Scientists are growing increasingly shrill about the development of killer robots, which of course means they’re already here.

By Jim Knipfel

The threat posed by Robots Gone Bad has been a mainstay of speculative fiction and sci fi films since the early 20th century, from 1921’s The Mechanical Man through Robot vs. The Aztec Mummy, Chopping Mall, and Saturn 3. If cheap science fiction has taught us anything, it’s that you let intelligent robots make their own decisions, things simply aren’t going to end very well for the human race. They’ll pay about as much attention to Asimov’s Three Laws of Robotics as Christians do to the Ten Commandments. They’re fucking robots, for godsakes! Of course they’re going to turn on us!

Just like the porn industry has always been the first to capitalize on any new entertainment medium (motion pictures, VHS, CD-ROM, DVD, the Internet), the military has always had a real knack for taking any new, seemingly benign technological development and turning it into a new and snazzy way to slaughter people and demolish property. So over the past couple decades as we’ve seen such major advances in robotics, the eventual militarization of Roombas and those cute little Japanese robot pets just seemed a given. Defense officials didn’t look at the likes of Robocop 2 or The Terminator as cautionary tales, but inspiration. Why, if we could deploy well-armed and autonomous robots on the battlefield, we could avoid placing any more of Our Boys in harm’s way. And hey, these things wipe out a few whole villages full of innocent civilians? Well, it’s not our fault. Go talk to the fucking robot, you got a problem.

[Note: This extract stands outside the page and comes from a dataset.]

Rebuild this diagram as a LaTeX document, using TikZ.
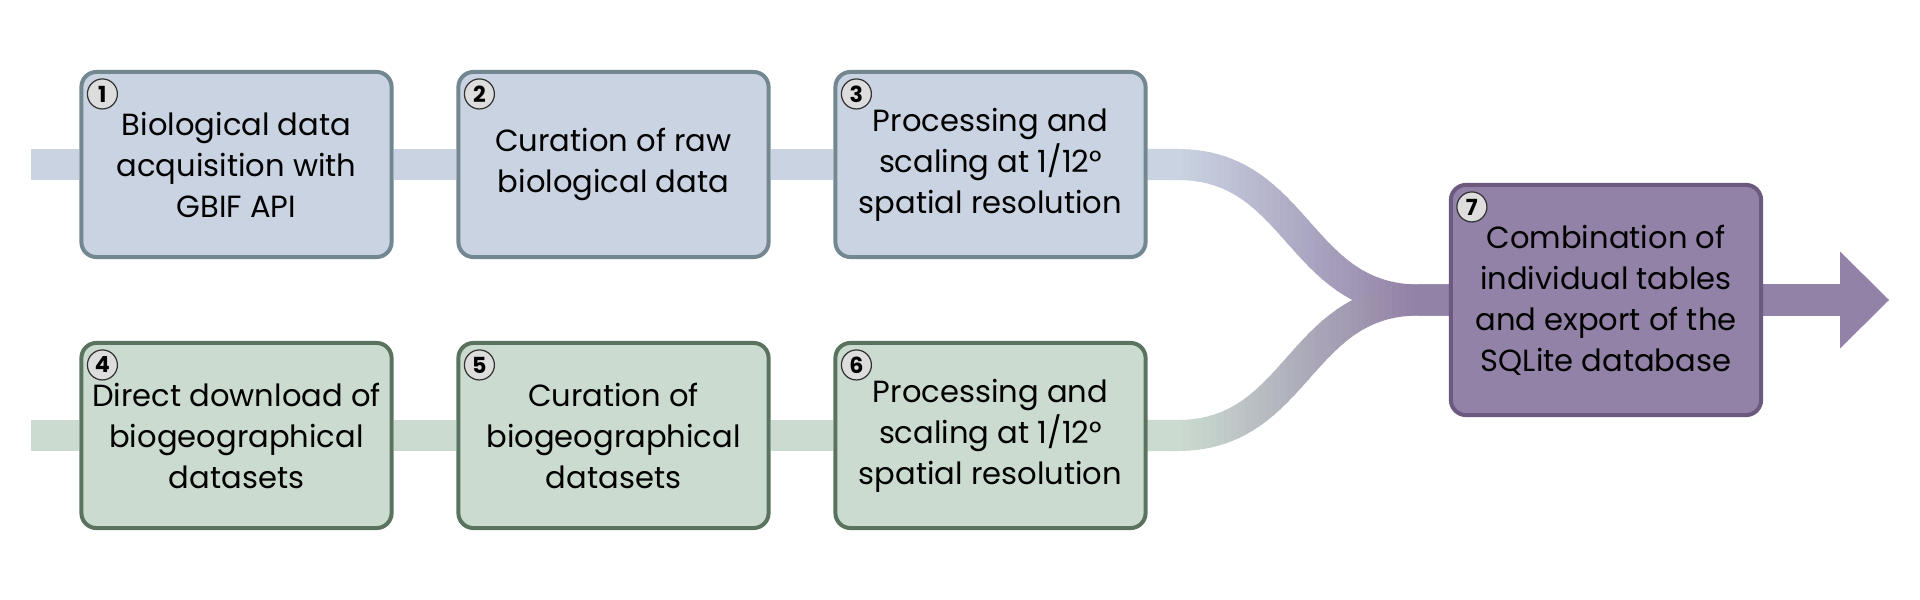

In 2013, a group of British scientists, recognizing the potential danger in the development of artificially intelligent autonomous killing machines, got together and formed The Campaign to Stop Killer Robots, a protest group urging robotics developers to just calm the hell down a minute when it came to putting, you know, machine guns and flame throwers and death rays in the metal hands of their new machines. You go on ahead and make these things, they argue, you’re kjust signing a death warrant for the whole species.  It struck me at the time these guys, smart as they were, were a little late to the game, considering everyone else on the planet knew the danger was real a long damn time ago, and DARPA’s R&D people have been having wet dreams about battlebots since the late ’70s.

Since then, the Coalition has gotten several notables to sign up for the good fight, including the increasingly unstable and paranoid Stephen Hawking. They even got the freaking Pope to come out publicly to say he thinks killer robots are not such a hot idea.

Last week in Davos, Switzerland, at another one of those creepy meetings where  a bunch of billionaires, politicians and scientists get together to decide what kind of fun they might have toying with the rest of us over the course of the next few years, the subject of killer robots came up.

A number of the participants at the meeting in the mountaintop ski resort brought up several very good points. How could a battlefield robot distinguish between allies, enemy troops, civilians, and resistance fighters? And since robots placed in a chaotic environment tend to behave chaotically, how could you stop them from going nuts and killing everything if there is no human interaction? 

Good as many of those questions were, the participants decided not to worry about it much. Killer robots were inevitable anyway. The very fact killer robots were being discussed at Davos right there tells you they’re simply part of the game plan. Then they all went skiing instead, before grabbing a bite at Zum-Zum’s.

Published January 28th, 2016


Jim Knipfel is the author of Slackjaw, The Blow-Off, These Children Who Come at You With Knives, and several other books.